_Written task:_ Set down, exactly as written, the lines from the top of the data to the line that holds "var yTicks = [0, 10, 20, 30, 40, 50, 60]", and omit the pictures.
-- start --
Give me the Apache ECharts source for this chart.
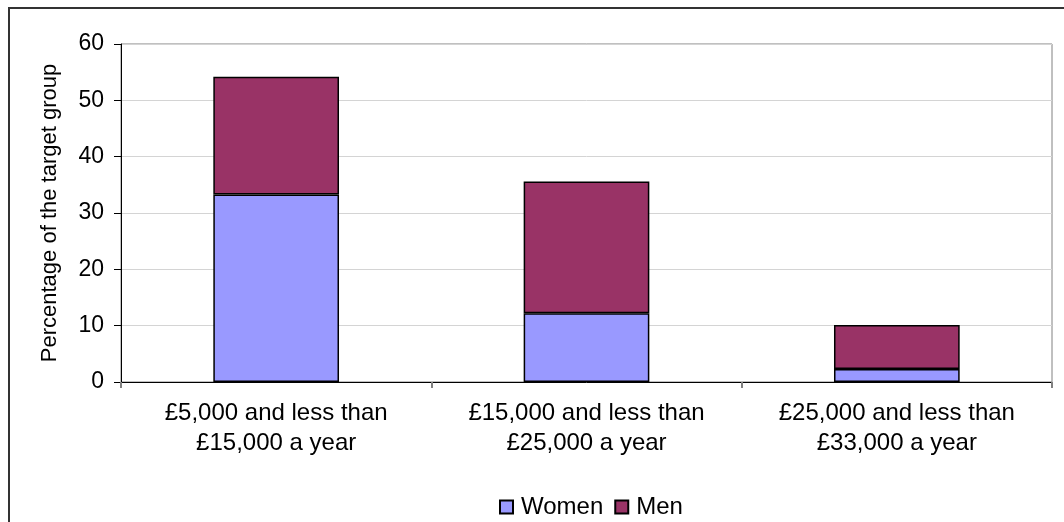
<!DOCTYPE HTML>
<html>
	<head>
		<meta http-equiv="Content-type" content="text/html; charset=UTF-8" />
		<script type="text/javascript" src="https://cdn.jsdelivr.net/npm/echarts@6/dist/echarts.min.js"></script>
		<style>
			html, body { margin: 0; padding: 0; background: #fff; }
		</style>
	</head>
	<body>
	 	<div id="div_1" style="width: 1064px;height:522px;"></div>
	</body>
</html>

<script>
	// 数据
	var categories = ['£5,000 and less than\n£15,000 a year', '£15,000 and less than\n£25,000 a year', '£25,000 and less than\n£33,000 a year']
	var women = [33.3, 12.2, 2.3]
	var men = [20.9, 23.4, 7.8]
	var yTicks = [0, 10, 20, 30, 40, 50, 60]

	var font = 'Liberation Sans, Arial, sans-serif'
	var myChart = echarts.init(document.getElementById("div_1"))
	var option = {
		backgroundColor: '#fff',
		animation: false,
		textStyle: {
			fontFamily: font
		},
		graphic: [{
			type: 'rect',
			shape: { x: 9, y: 8, width: 1200, height: 700 },
			style: { fill: 'none', stroke: '#333', lineWidth: 2 },
			silent: true
		}],
		grid: {
			left: 121,
			right: 12,
			top: 44,
			bottom: 140,
			show: true,
			borderColor: '#808080',
			borderWidth: 1
		},
		legend: {
			data: ['Women', 'Men'],
			left: 494,
			top: 490,
			itemWidth: 13,
			itemHeight: 13,
			itemGap: 11,
			icon: 'rect',
			textStyle: {
				fontFamily: font,
				fontSize: 24,
				lineHeight: 24,
				color: '#000',
				padding: [0, 0, 0, 3]
			}
		},
		xAxis: {
			type: 'category',
			data: categories,
			boundaryGap: true,
			axisLine: { lineStyle: { color: '#000', width: 1 } },
			axisTick: { show: true, length: 6, lineStyle: { color: '#808080', width: 2 } },
			axisLabel: {
				margin: 16,
				fontFamily: font,
				fontSize: 24,
				lineHeight: 30,
				color: '#000',
				interval: 0
			},
			splitLine: { show: false }
		},
		yAxis: {
			type: 'value',
			min: yTicks[0],
			max: yTicks[yTicks.length - 1],
			interval: 10,
			name: 'Percentage of the target group',
			nameLocation: 'middle',
			nameGap: 60,
			nameTextStyle: {
				fontFamily: font,
				fontSize: 22,
				color: '#000'
			},
			axisLine: { show: true, lineStyle: { color: '#000', width: 1 } },
			axisTick: { show: true, length: 7, lineStyle: { color: '#000' } },
			axisLabel: {
				margin: 17,
				fontFamily: font,
				fontSize: 23,
				color: '#000'
			},
			splitLine: { show: true, lineStyle: { color: '#d4d4d4', width: 1 } }
		},
		series: [{
				name: 'Women',
				type: 'bar',
				stack: 'total',
				data: women,
				barCategoryGap: '59.5%',
				itemStyle: {
					color: '#9999FF',
					borderColor: '#000',
					borderWidth: 1.5
				}
			},
			{
				name: 'Men',
				type: 'bar',
				stack: 'total',
				data: men,
				itemStyle: {
					color: '#993366',
					borderColor: '#000',
					borderWidth: 1.5
				}
			}
		]
	};
	myChart.setOption(option)
</script>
-- end --
_Answer for this exercise:_
Give me the Apache ECharts source for this chart.
<!DOCTYPE HTML>
<html>
	<head>
		<meta http-equiv="Content-type" content="text/html; charset=UTF-8" />
		<script type="text/javascript" src="https://cdn.jsdelivr.net/npm/echarts@6/dist/echarts.min.js"></script>
		<style>
			html, body { margin: 0; padding: 0; background: #fff; }
		</style>
	</head>
	<body>
	 	<div id="div_1" style="width: 1064px;height:522px;"></div>
	</body>
</html>

<script>
	// 数据
	var categories = ['£5,000 and less than\n£15,000 a year', '£15,000 and less than\n£25,000 a year', '£25,000 and less than\n£33,000 a year']
	var women = [33.3, 12.2, 2.3]
	var men = [20.9, 23.4, 7.8]
	var yTicks = [0, 10, 20, 30, 40, 50, 60]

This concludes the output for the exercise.